[Rows from a dataset of charts and code]
▬▬▬▬▬▬▬▬▬▬
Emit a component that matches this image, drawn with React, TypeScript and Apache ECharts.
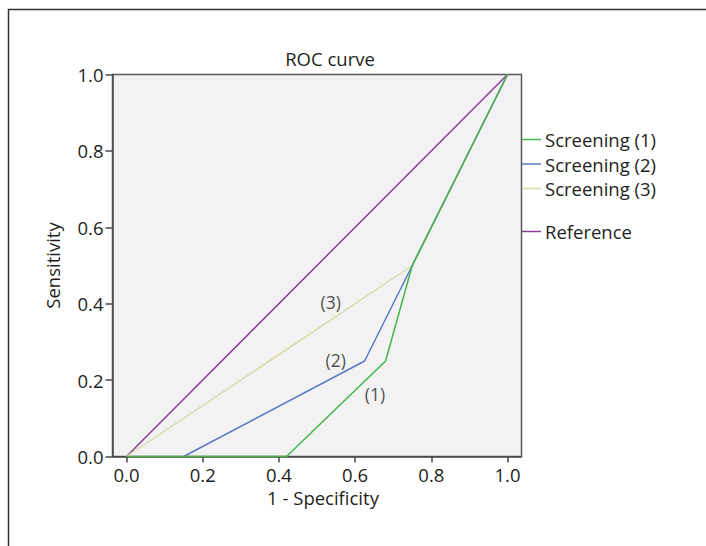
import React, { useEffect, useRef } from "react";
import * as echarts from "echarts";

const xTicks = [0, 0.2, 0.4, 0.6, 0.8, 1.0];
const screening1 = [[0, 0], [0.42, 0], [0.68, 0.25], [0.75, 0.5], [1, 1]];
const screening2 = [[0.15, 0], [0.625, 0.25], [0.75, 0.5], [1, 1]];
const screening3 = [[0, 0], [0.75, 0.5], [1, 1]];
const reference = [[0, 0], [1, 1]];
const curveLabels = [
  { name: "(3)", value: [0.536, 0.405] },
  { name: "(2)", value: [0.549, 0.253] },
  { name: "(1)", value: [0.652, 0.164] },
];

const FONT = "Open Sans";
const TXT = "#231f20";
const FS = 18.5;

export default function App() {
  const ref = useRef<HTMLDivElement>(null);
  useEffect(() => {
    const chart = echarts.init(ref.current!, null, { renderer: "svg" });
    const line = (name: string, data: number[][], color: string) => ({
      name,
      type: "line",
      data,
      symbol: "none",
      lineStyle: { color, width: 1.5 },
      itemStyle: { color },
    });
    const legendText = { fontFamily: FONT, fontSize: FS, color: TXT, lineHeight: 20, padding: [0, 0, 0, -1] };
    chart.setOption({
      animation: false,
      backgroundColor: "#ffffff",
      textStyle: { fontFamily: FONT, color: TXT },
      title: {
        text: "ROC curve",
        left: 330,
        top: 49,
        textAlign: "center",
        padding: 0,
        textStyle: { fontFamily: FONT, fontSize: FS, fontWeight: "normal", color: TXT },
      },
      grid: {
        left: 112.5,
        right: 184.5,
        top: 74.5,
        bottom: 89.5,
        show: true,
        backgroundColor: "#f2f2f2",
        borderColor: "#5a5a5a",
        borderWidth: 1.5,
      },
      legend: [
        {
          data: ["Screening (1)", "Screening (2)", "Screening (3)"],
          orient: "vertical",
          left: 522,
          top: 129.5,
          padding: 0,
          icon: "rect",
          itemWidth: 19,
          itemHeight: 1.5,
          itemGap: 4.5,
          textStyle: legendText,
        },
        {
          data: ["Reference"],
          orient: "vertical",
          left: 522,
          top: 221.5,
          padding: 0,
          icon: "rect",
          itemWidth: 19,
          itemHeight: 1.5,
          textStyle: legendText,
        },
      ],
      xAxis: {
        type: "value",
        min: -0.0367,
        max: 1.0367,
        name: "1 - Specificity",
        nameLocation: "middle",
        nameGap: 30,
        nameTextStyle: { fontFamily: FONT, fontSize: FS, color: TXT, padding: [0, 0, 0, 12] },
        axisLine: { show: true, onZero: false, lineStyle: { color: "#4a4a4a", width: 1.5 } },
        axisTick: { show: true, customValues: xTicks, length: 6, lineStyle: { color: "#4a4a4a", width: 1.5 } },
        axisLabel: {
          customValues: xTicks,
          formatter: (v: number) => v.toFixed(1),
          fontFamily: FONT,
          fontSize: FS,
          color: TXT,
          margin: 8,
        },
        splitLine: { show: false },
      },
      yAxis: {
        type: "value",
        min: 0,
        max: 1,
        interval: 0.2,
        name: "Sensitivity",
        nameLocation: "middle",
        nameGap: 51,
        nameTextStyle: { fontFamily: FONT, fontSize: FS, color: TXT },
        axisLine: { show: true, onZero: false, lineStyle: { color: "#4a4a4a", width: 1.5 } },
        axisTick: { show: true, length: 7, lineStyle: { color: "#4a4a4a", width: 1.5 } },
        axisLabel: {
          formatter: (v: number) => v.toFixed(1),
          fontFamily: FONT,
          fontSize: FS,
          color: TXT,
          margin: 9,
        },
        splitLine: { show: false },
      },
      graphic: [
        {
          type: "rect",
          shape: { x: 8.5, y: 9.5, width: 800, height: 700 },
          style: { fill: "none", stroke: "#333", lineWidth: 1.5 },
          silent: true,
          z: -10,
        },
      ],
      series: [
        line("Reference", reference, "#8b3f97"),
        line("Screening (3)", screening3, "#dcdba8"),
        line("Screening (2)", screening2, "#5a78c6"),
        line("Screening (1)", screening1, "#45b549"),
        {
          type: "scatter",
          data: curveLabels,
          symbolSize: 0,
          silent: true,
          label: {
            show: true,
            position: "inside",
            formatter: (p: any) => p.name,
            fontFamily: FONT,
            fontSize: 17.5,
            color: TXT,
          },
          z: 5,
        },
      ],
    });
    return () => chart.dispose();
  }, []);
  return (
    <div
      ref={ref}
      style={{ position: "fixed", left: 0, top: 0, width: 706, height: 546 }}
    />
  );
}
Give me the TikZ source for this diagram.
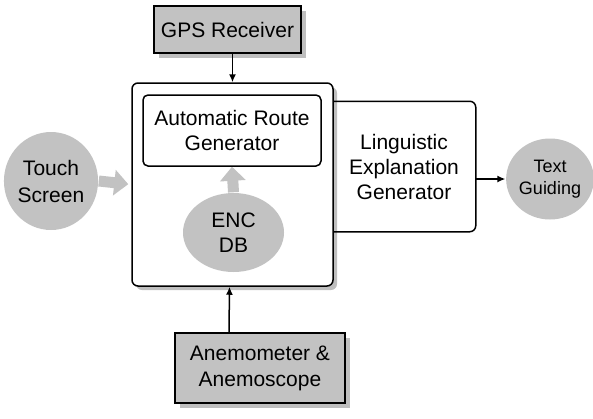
▬▬▬▬▬▬▬▬▬▬
Repeat only what lies between the start of the data and the end of the line containing "import * as", exactly, with pictures left out.

Emit a component that matches this image, drawn with React, TypeScript and Apache ECharts.
import React, { useEffect, useRef } from "react";
import * as echarts from "echarts";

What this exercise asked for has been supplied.